= Helmut Holzapfel (urban planner) =

German academic (born 1950)

Helmut Holzapfel (born 1950 in Göttingen, Germany) is a German scientist. He is Professor of Transportation Planning at University of Kassel, Germany.

He studied Civil Engineering, Transportation Science and Urban Planning between 1968 and 1975 and completed his doctoral thesis, 'Trip Relationships in Urban Areas', in 1980.

==Academic career==
Helmut Holzapfel is a civil engineer, transportation scientist and urban planner, but he was working in very different fields from his original education as well: So he worked on human lifestyles, computing and reality, strollology (the science of strolling and perspective, invented by Lucius Burckhardt) and many other interdisciplinary topics as well. Since 1993, he has been a professor at the faculty of Architecture, Urban and Landscape Planning at the University of Kassel. From 2005 until 2008 he was dean of the faculty.
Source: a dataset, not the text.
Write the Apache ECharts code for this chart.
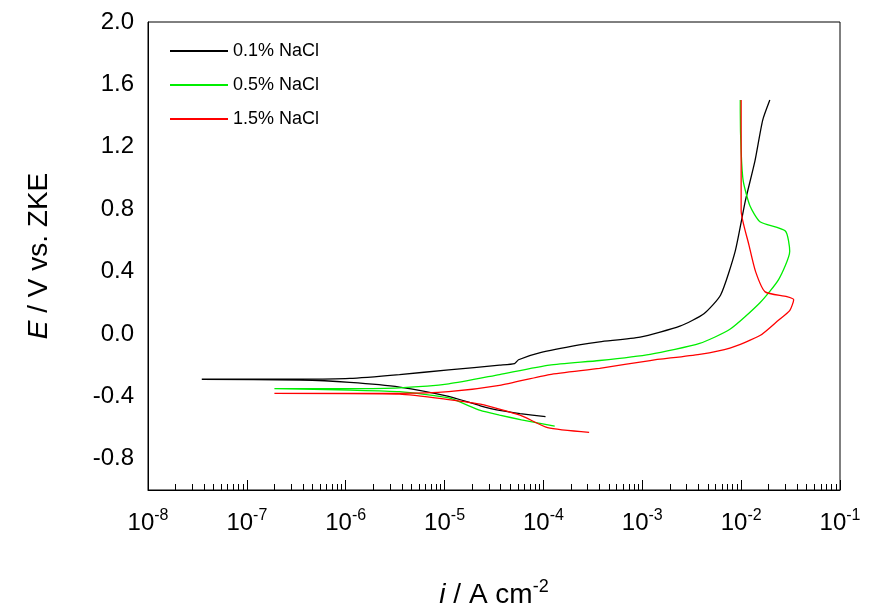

Since 2009 he has led the research project 'Sintropher' in close collaboration with Sir Peter Hall (urbanist). Cooperation on several projects has been also taking place with John Whitelegg. He is also co-editor of the transport planning journal 'World Transport Policy and Practice' and a member of the scientific advisory board of the Berlin-based Institute for Ecological Economy Research (IÖW).

2015 Holzapfel became head of the Centre for Mobility Culture in Kassel, Germany. Since 2016 he is member of the "Advisory Board" of the project CREATE (Congestion Reduction in Europe, Advancing Transport Efficiency) . Between 2013 and 2023 Holzapfel was Member of the Advisory Board for Integrity & Sustainability of Mercedes (source: https://group.mercedes-benz.com/responsibility/compliance/integrity/10-years-advisory-board-for-integrity.html)

==Politics==
From 1985 until 1993 he was a government official at the Transport Ministry of North Rhine-Westphalia. Between 1995 and 1998 Holzapfel was the highest transport official in the German state of Saxony-Anhalt.

==Publications==
- Holzapfel, H. (1980): Trip Relationships in Urban Areas, Gateshead.
- Holzapfel, H. and Whitelegg, J. (1993): The conquest of distance by the destruction of time. In: Whitelegg / Hultén / Flink, Leeds.
- Holzapfel, H. (2010): Everywhere and nowhere. In: Le Monde diplomatique, May 2010, Paris.
- Holzapfel, H. (2012): The city that came out of the shadows. In: Town & Country Planning, 03.2012, London.
- Holzapfel, H. (2015): Urbanism and Transport; Building Blocks for Architects and City and Transport Planners, New York and Abingdon (Oxon).
- Holzapfel, H. (2015): Foodstuffs in transit: an ecological disaster! In: World Transport Policy and Practice, Volume 21.3, October 2015, York.
- Holzapfel, H. and Meyfahrt, R. (2015): The Regional Tram-Train of Kassel, Germany; How Regional Responsibility Leads to Local Success. In: Hickman, R. et al. (eds.); Handbook on Transport and Development (pp. 630–645), Cheltenham.